» **Directions**:
Transcribe the data in full and exactly, omitting any pictures.

» **Charts and diagrams as code**:

- - -

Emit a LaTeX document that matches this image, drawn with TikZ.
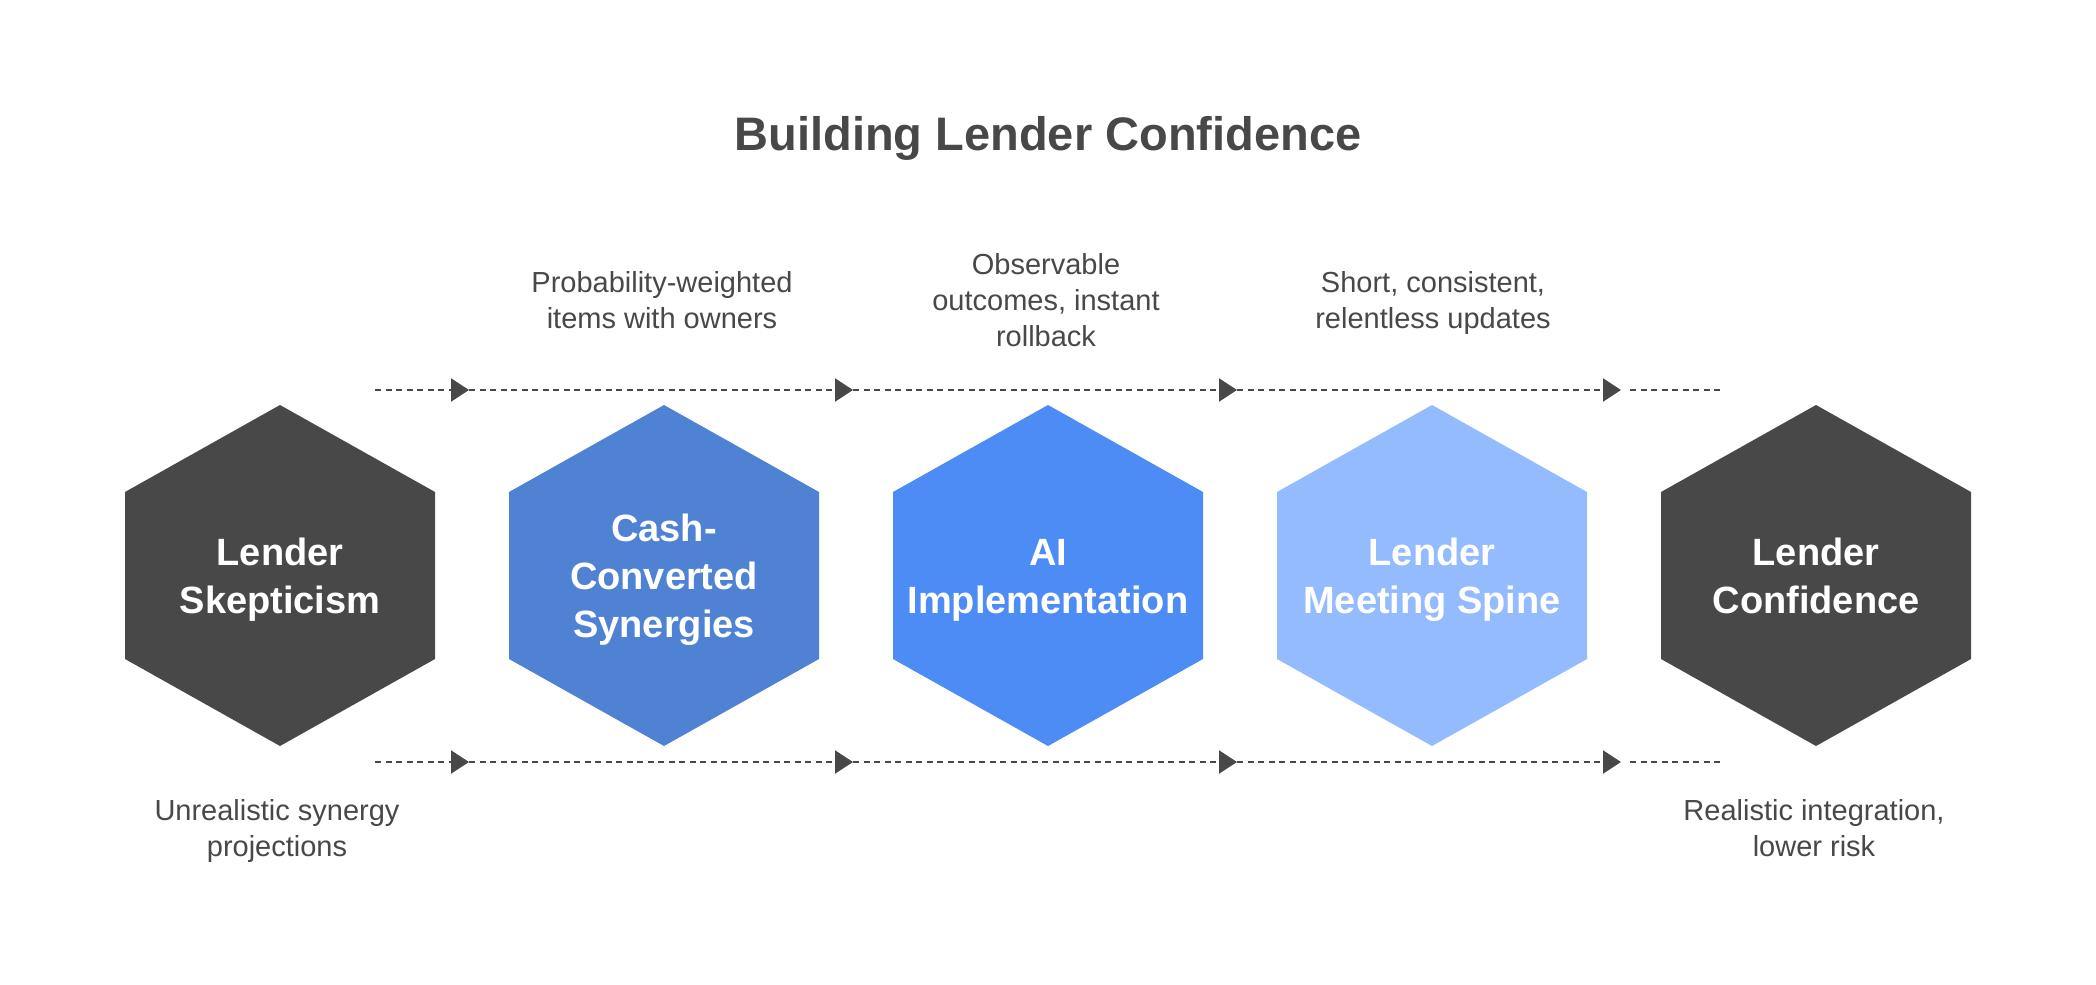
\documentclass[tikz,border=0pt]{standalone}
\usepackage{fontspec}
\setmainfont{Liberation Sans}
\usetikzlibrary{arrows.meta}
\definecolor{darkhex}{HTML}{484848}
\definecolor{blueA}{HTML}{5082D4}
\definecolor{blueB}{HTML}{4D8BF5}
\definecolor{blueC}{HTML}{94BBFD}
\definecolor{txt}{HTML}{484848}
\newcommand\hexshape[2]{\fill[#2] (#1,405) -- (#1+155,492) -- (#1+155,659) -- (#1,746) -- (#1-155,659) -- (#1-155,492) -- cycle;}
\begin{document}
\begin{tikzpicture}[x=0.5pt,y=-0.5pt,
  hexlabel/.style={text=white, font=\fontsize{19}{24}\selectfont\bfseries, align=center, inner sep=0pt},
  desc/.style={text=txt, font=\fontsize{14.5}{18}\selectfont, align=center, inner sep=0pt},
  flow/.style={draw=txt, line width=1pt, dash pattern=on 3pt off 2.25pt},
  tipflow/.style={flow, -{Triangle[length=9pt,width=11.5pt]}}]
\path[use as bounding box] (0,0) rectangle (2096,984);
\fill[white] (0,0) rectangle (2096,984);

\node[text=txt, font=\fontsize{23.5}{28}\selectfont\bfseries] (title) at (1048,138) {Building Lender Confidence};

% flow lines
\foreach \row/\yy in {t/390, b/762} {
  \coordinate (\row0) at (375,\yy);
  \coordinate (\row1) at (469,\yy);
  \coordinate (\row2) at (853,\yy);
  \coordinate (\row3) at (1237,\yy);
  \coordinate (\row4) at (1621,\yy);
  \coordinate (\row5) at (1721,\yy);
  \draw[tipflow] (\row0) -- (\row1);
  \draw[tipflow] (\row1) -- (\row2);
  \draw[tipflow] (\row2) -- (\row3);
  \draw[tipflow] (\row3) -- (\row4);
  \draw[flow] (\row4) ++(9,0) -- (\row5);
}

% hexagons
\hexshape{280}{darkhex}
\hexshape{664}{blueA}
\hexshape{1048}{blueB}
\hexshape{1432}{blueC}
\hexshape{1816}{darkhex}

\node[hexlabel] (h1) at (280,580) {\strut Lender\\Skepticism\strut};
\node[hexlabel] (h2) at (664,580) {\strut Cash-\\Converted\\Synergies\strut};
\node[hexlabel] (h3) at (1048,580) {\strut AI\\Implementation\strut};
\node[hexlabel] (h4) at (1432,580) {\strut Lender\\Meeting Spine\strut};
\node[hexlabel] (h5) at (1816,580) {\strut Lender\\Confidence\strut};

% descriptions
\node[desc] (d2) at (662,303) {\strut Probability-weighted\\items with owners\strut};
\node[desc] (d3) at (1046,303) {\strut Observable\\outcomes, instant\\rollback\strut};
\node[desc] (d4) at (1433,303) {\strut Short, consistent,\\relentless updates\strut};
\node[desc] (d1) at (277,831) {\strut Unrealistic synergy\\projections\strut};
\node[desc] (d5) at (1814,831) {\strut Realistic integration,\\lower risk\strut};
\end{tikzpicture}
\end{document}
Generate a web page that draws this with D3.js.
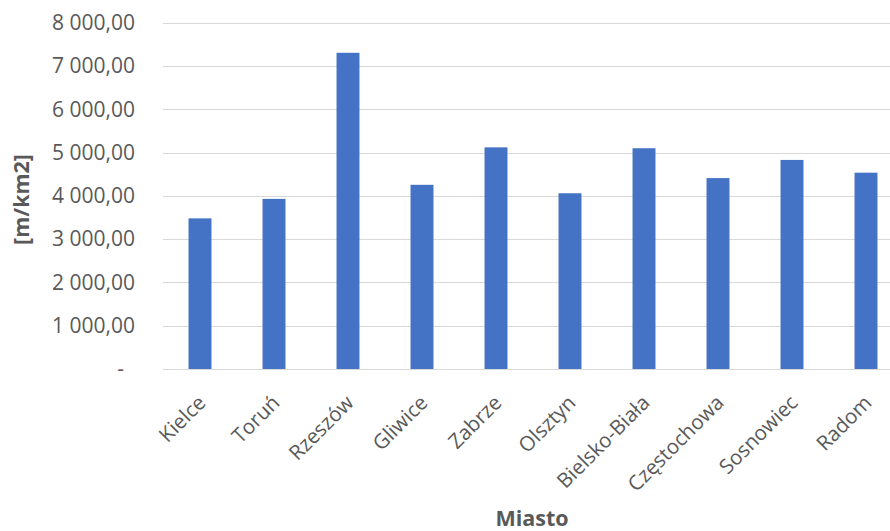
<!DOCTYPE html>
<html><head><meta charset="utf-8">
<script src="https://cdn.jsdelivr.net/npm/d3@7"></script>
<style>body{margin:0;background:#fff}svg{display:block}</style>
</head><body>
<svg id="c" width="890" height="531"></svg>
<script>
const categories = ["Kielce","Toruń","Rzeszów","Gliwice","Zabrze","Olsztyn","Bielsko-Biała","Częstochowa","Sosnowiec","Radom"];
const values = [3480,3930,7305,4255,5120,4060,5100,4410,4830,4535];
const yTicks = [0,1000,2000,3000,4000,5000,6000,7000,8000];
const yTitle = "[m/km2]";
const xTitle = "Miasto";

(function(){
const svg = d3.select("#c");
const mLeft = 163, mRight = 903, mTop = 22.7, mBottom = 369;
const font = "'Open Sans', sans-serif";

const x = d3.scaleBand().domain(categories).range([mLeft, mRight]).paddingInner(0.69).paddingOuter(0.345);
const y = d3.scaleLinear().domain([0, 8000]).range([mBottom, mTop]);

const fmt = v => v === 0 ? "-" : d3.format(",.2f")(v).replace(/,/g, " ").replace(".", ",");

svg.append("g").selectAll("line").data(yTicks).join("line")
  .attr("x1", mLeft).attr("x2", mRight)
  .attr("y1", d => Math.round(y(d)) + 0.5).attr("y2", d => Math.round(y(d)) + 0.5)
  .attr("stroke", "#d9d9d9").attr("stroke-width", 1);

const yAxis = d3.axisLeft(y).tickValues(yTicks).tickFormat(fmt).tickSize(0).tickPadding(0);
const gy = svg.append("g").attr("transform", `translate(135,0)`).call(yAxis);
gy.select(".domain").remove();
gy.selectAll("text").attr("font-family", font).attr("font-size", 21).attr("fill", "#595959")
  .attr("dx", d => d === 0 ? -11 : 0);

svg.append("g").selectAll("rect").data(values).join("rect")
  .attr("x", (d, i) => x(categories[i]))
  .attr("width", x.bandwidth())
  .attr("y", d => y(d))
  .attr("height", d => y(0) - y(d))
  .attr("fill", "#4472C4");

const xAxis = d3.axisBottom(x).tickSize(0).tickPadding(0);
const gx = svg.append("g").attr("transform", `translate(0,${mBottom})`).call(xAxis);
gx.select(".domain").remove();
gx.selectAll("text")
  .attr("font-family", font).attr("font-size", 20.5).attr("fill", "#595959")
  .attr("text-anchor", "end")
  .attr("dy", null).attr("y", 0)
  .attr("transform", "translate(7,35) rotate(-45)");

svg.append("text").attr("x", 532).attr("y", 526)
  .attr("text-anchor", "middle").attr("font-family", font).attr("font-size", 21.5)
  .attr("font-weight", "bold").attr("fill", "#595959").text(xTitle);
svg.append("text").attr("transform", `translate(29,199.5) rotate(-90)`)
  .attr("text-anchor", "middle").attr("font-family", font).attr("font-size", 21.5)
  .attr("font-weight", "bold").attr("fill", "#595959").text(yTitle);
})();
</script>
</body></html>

- - -

» **Task solution**:
Emit a LaTeX document that matches this image, drawn with TikZ.
\documentclass[tikz,border=0pt]{standalone}
\usepackage{fontspec}
\setmainfont{Liberation Sans}
\usetikzlibrary{arrows.meta}
\definecolor{darkhex}{HTML}{484848}
\definecolor{blueA}{HTML}{5082D4}
\definecolor{blueB}{HTML}{4D8BF5}
\definecolor{blueC}{HTML}{94BBFD}
\definecolor{txt}{HTML}{484848}
\newcommand\hexshape[2]{\fill[#2] (#1,405) -- (#1+155,492) -- (#1+155,659) -- (#1,746) -- (#1-155,659) -- (#1-155,492) -- cycle;}
\begin{document}
\begin{tikzpicture}[x=0.5pt,y=-0.5pt,
  hexlabel/.style={text=white, font=\fontsize{19}{24}\selectfont\bfseries, align=center, inner sep=0pt},
  desc/.style={text=txt, font=\fontsize{14.5}{18}\selectfont, align=center, inner sep=0pt},
  flow/.style={draw=txt, line width=1pt, dash pattern=on 3pt off 2.25pt},
  tipflow/.style={flow, -{Triangle[length=9pt,width=11.5pt]}}]
\path[use as bounding box] (0,0) rectangle (2096,984);
\fill[white] (0,0) rectangle (2096,984);

\node[text=txt, font=\fontsize{23.5}{28}\selectfont\bfseries] (title) at (1048,138) {Building Lender Confidence};

% flow lines
\foreach \row/\yy in {t/390, b/762} {
  \coordinate (\row0) at (375,\yy);
  \coordinate (\row1) at (469,\yy);
  \coordinate (\row2) at (853,\yy);
  \coordinate (\row3) at (1237,\yy);
  \coordinate (\row4) at (1621,\yy);
  \coordinate (\row5) at (1721,\yy);
  \draw[tipflow] (\row0) -- (\row1);
  \draw[tipflow] (\row1) -- (\row2);
  \draw[tipflow] (\row2) -- (\row3);
  \draw[tipflow] (\row3) -- (\row4);
  \draw[flow] (\row4) ++(9,0) -- (\row5);
}

% hexagons
\hexshape{280}{darkhex}
\hexshape{664}{blueA}
\hexshape{1048}{blueB}
\hexshape{1432}{blueC}
\hexshape{1816}{darkhex}

\node[hexlabel] (h1) at (280,580) {\strut Lender\\Skepticism\strut};
\node[hexlabel] (h2) at (664,580) {\strut Cash-\\Converted\\Synergies\strut};
\node[hexlabel] (h3) at (1048,580) {\strut AI\\Implementation\strut};
\node[hexlabel] (h4) at (1432,580) {\strut Lender\\Meeting Spine\strut};
\node[hexlabel] (h5) at (1816,580) {\strut Lender\\Confidence\strut};

% descriptions
\node[desc] (d2) at (662,303) {\strut Probability-weighted\\items with owners\strut};
\node[desc] (d3) at (1046,303) {\strut Observable\\outcomes, instant\\rollback\strut};
\node[desc] (d4) at (1433,303) {\strut Short, consistent,\\relentless updates\strut};
\node[desc] (d1) at (277,831) {\strut Unrealistic synergy\\projections\strut};
\node[desc] (d5) at (1814,831) {\strut Realistic integration,\\lower risk\strut};
\end{tikzpicture}
\end{document}
Generate a web page that draws this with D3.js.
<!DOCTYPE html>
<html><head><meta charset="utf-8">
<script src="https://cdn.jsdelivr.net/npm/d3@7"></script>
<style>body{margin:0;background:#fff}svg{display:block}</style>
</head><body>
<svg id="c" width="890" height="531"></svg>
<script>
const categories = ["Kielce","Toruń","Rzeszów","Gliwice","Zabrze","Olsztyn","Bielsko-Biała","Częstochowa","Sosnowiec","Radom"];
const values = [3480,3930,7305,4255,5120,4060,5100,4410,4830,4535];
const yTicks = [0,1000,2000,3000,4000,5000,6000,7000,8000];
const yTitle = "[m/km2]";
const xTitle = "Miasto";

(function(){
const svg = d3.select("#c");
const mLeft = 163, mRight = 903, mTop = 22.7, mBottom = 369;
const font = "'Open Sans', sans-serif";

const x = d3.scaleBand().domain(categories).range([mLeft, mRight]).paddingInner(0.69).paddingOuter(0.345);
const y = d3.scaleLinear().domain([0, 8000]).range([mBottom, mTop]);

const fmt = v => v === 0 ? "-" : d3.format(",.2f")(v).replace(/,/g, " ").replace(".", ",");

svg.append("g").selectAll("line").data(yTicks).join("line")
  .attr("x1", mLeft).attr("x2", mRight)
  .attr("y1", d => Math.round(y(d)) + 0.5).attr("y2", d => Math.round(y(d)) + 0.5)
  .attr("stroke", "#d9d9d9").attr("stroke-width", 1);

const yAxis = d3.axisLeft(y).tickValues(yTicks).tickFormat(fmt).tickSize(0).tickPadding(0);
const gy = svg.append("g").attr("transform", `translate(135,0)`).call(yAxis);
gy.select(".domain").remove();
gy.selectAll("text").attr("font-family", font).attr("font-size", 21).attr("fill", "#595959")
  .attr("dx", d => d === 0 ? -11 : 0);

svg.append("g").selectAll("rect").data(values).join("rect")
  .attr("x", (d, i) => x(categories[i]))
  .attr("width", x.bandwidth())
  .attr("y", d => y(d))
  .attr("height", d => y(0) - y(d))
  .attr("fill", "#4472C4");

const xAxis = d3.axisBottom(x).tickSize(0).tickPadding(0);
const gx = svg.append("g").attr("transform", `translate(0,${mBottom})`).call(xAxis);
gx.select(".domain").remove();
gx.selectAll("text")
  .attr("font-family", font).attr("font-size", 20.5).attr("fill", "#595959")
  .attr("text-anchor", "end")
  .attr("dy", null).attr("y", 0)
  .attr("transform", "translate(7,35) rotate(-45)");

svg.append("text").attr("x", 532).attr("y", 526)
  .attr("text-anchor", "middle").attr("font-family", font).attr("font-size", 21.5)
  .attr("font-weight", "bold").attr("fill", "#595959").text(xTitle);
svg.append("text").attr("transform", `translate(29,199.5) rotate(-90)`)
  .attr("text-anchor", "middle").attr("font-family", font).attr("font-size", 21.5)
  .attr("font-weight", "bold").attr("fill", "#595959").text(yTitle);
})();
</script>
</body></html>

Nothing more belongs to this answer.